Most calculations must start by making an estimate of the outer surface temperature of the insulation and, for multi-layer insulation, estimates of the interface temperatures.
The surface coefficients can be established. The k-value can be determined from the relevant nomographs, using the estimated temperatures. Inserting the hot face and ambient temperatures, the insulation thickness and k-values and, if appropriate, the pipe diameter into the heat loss formula will result in a heat loss.
The surface temperature (and interface temperatures for multi-layer insulation) is then calculated. If the calculated temperatures agree or are within 1 oC of the estimated temperatures, the calculations can be considered to be correct.

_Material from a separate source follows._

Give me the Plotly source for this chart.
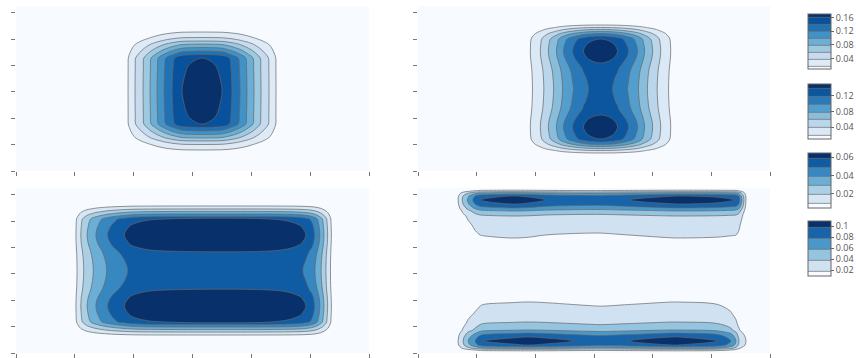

Agreement is seldom reached on the first calculation, so the calculation must be repeated, using the calculated temperatures as the new estimates, bearing in mind that the relevant k-values will change according to the change in the hot face and cold face/interface temperatures.
Repeat the procedure of using the calculated temperatures as the new estimates until an agreement is reached.
The units of thermal conductivity – k-value – are w/mK, where K represents 1 degree Kelvin which is exactly the same as 1 degree Celsius.
The thermal conductivity of the Rockwool products can be determined from the relevant nomographs.
Determine Required Insulation Thickness for Condensation Control
Condensation will occur if the surface temperature falls below the dew point temperature – the temperature at which the ambient air of a certain relative humidity will become saturated if cooled.
The insulation thickness must be sufficient to ensure that the surface temperature of the vapour barrier is above the dew point temperature for the worst anticipated conditions of temperature and humidity.
Specialized Conditions at the point of Delivery
During the flow through of a pipe system, a fluid will lose or gain heat, the effects of which are associated directly with the transmission of heat through the insulation and also with that in local areas of bare surfaces.
The heat transmission to or from the system remains constant given constant temperature conditions, but the change in temperature depends on:
- The rate of mass flow.
- The specific heat capacity of the fluid.
- Variation in pressure during passage through the system is an additional consideration if the fluid is a gas or a vapour.